Materials provided.
** START **
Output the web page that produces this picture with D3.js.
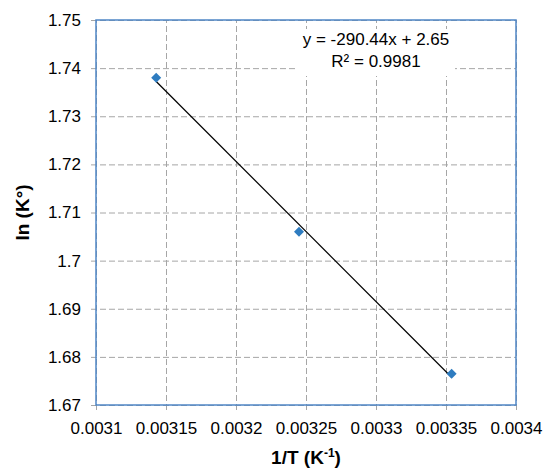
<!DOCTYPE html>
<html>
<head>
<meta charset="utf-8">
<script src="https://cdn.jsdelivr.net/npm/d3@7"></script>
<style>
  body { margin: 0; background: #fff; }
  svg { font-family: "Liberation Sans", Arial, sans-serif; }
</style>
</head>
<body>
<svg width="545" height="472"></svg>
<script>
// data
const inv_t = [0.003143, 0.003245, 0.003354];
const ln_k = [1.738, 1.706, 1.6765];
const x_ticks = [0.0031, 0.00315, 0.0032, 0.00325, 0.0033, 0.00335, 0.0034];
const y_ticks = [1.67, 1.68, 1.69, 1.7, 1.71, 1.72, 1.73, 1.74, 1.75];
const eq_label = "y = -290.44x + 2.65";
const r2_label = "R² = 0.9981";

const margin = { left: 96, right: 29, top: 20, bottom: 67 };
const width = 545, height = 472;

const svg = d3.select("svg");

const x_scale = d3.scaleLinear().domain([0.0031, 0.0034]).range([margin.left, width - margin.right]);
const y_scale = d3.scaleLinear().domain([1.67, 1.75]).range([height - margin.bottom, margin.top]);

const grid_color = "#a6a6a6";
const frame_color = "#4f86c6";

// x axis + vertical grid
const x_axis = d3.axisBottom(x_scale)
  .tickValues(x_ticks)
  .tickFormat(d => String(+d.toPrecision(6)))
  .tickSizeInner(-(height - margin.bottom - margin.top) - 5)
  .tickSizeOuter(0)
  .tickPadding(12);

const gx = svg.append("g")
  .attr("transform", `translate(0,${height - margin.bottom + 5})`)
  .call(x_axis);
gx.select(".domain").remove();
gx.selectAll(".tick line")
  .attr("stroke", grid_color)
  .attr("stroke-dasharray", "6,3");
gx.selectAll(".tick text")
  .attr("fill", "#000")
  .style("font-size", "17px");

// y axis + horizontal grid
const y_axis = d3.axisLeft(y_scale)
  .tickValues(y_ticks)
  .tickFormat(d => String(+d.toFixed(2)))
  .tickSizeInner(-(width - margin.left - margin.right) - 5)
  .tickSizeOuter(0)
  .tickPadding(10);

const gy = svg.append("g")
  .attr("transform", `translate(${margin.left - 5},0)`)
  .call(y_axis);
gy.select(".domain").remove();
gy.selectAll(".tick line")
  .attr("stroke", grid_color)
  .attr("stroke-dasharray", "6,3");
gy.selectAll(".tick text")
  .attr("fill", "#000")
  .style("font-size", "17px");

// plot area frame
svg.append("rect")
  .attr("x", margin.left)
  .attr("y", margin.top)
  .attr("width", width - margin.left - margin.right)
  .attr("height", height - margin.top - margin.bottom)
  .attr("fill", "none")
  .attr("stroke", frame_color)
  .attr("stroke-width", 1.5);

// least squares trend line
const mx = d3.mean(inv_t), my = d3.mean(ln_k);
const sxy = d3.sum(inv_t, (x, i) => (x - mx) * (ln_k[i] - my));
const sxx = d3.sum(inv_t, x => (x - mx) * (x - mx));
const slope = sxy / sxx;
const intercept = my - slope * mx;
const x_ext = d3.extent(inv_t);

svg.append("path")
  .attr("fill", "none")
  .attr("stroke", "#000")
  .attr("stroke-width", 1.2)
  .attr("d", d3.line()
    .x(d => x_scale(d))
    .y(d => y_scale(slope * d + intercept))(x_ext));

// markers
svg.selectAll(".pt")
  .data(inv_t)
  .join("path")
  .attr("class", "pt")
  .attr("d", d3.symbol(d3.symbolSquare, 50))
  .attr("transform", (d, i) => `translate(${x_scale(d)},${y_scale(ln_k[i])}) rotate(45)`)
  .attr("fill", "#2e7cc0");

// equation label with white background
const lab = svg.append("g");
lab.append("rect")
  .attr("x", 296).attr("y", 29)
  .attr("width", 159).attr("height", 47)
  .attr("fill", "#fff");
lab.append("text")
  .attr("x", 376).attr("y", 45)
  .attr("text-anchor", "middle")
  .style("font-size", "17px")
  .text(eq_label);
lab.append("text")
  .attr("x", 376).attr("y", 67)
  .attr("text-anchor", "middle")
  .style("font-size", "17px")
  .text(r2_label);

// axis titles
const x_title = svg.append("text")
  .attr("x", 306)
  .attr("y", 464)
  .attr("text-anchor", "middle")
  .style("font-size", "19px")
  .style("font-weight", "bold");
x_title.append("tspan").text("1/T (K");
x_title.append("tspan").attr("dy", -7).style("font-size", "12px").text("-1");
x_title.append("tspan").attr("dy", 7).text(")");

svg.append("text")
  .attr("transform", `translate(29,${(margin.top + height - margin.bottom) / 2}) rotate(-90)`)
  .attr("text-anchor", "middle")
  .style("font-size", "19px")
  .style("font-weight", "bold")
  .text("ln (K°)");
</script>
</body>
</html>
** END **
** START **
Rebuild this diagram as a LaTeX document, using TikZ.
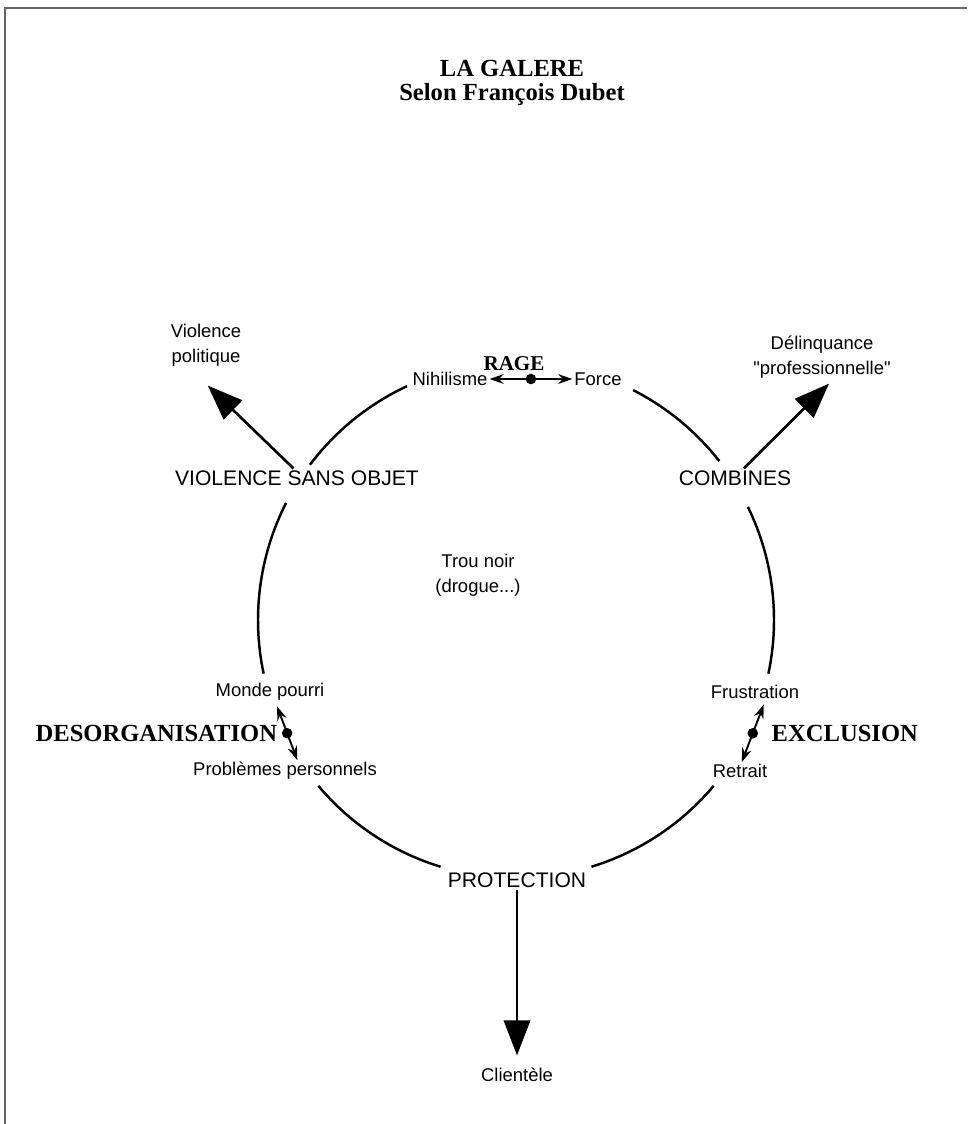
** END **
Set task. Transcribe, leaving out pictures, each line from the one containing "Output the web" through the one containing "const width = 545, height = 472;".

Response.
Output the web page that produces this picture with D3.js.
<!DOCTYPE html>
<html>
<head>
<meta charset="utf-8">
<script src="https://cdn.jsdelivr.net/npm/d3@7"></script>
<style>
  body { margin: 0; background: #fff; }
  svg { font-family: "Liberation Sans", Arial, sans-serif; }
</style>
</head>
<body>
<svg width="545" height="472"></svg>
<script>
// data
const inv_t = [0.003143, 0.003245, 0.003354];
const ln_k = [1.738, 1.706, 1.6765];
const x_ticks = [0.0031, 0.00315, 0.0032, 0.00325, 0.0033, 0.00335, 0.0034];
const y_ticks = [1.67, 1.68, 1.69, 1.7, 1.71, 1.72, 1.73, 1.74, 1.75];
const eq_label = "y = -290.44x + 2.65";
const r2_label = "R² = 0.9981";

const margin = { left: 96, right: 29, top: 20, bottom: 67 };
const width = 545, height = 472;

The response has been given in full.